La piaga dell’abbandono scolastico e della disparità educativa

Secondo il recente studio di “Save the children” sulla povertà educativa in Italia, “le disuguaglianze territoriali nel nostro Paese si configurano come un fil rouge in negativo”. Non si tratta di certo di una novità, mentre non è esagerato affermare che tale situazione, ripetutamente rilevata nel corso degli anni – la povertà educativa, le diseguaglianze territoriali, le diversità di offerta formativa sono una costante della scuola nel nostro Paese – rappresenti, invece, una vera e propria tragedia, dalla quale derivano risultati sconfortanti.
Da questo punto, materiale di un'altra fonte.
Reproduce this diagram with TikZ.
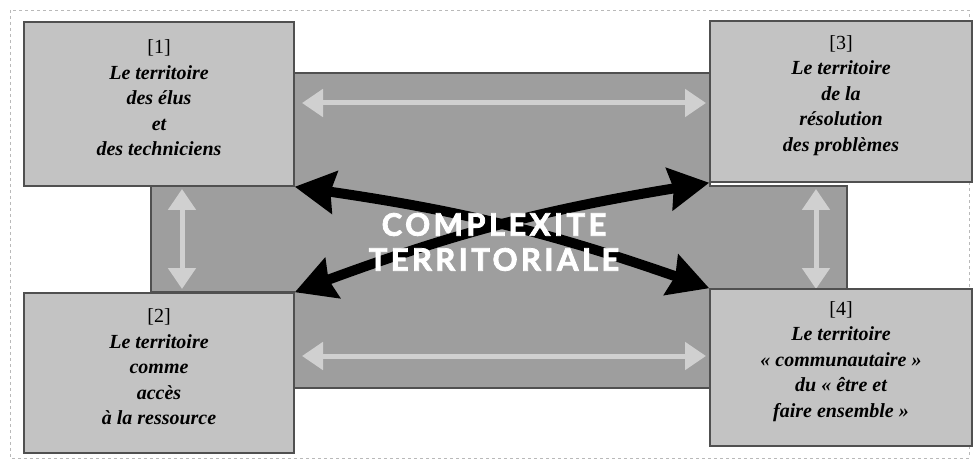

Anzitutto quello della dispersione scolastica “implicita” (di chi si ritrova con un diploma ma senza le competenze minime necessarie), al 9,7% a livello medio nazionale alla fine delle scuole superiori ma con forti disparità geografiche. Annota Save the Children: “Nonostante una consistente riduzione avvenuta nell’ultimo anno in particolare in Puglia, con un -4,3%, e in Calabria con -3,8%, nelle regioni meridionali permangono percentuali di ‘dispersi’ più elevate rispetto alla media nazionale, con una punta del 19,8% in Campania.
A livello di singole materie, in Campania, Calabria e Sicilia più del 60% degli studenti non raggiungono il livello base delle competenze in italiano, mentre quelle in matematica sono disattese dal 70% degli studenti in Campania, Calabria, Sicilia e Sardegna”. Per non parlare della dispersione “esplicita”, cioè di chi la scuola la abbandona proprio.
“Nella maggior parte delle regioni del sud, riporta l’associazione, va ben oltre la media nazionale, raggiugendo il 12,7%, con picchi in Sicilia, 21,1% e Puglia, 17,6%, e valori decisamente più alti rispetto a Centro e Nord anche in Campania, 16,4% e Calabria, 14%”. Quanto ai Neet, che in Italia sono al 23,1%, in regioni come Sicilia, Campania, Calabria e Puglia i 15-29enni senza studio né impiego hanno addirittura superato i coetanei che lavorano: 3 giovani Neet ogni 2 giovani occupati”.
Questo nonostante il dato complessivo degli abbandoni sia in miglioramento, sia pure ben lontano dall’obiettivo del 9% entro il 2030 stabilito dalla Ue. La relazione tra qualità dell’offerta formativa in termini di strutture e tempo scuola e il livello di apprendimento conseguito da studentesse e studenti è confermata: avere la mensa, il tempo pieno, la palestra e l’agibilità delle strutture scolastiche porta a risultati migliori per gli studenti.
Il rapporto guarda anche avanti e, proprio a partire dai risultati dell’indagine, chiede al prossimo governo più investimenti per la scuola, fissando il 5% del Pil (è la media europea) come obiettivo da raggiungere per gli stanziamenti a favore dell’istruzione. Se così fosse, la scuola avrebbe a disposizione circa 93 miliardi, contro i 71 stanziati nel 2020. Una richiesta che, in tempo di elezioni, non dovrebbe passare inosservata.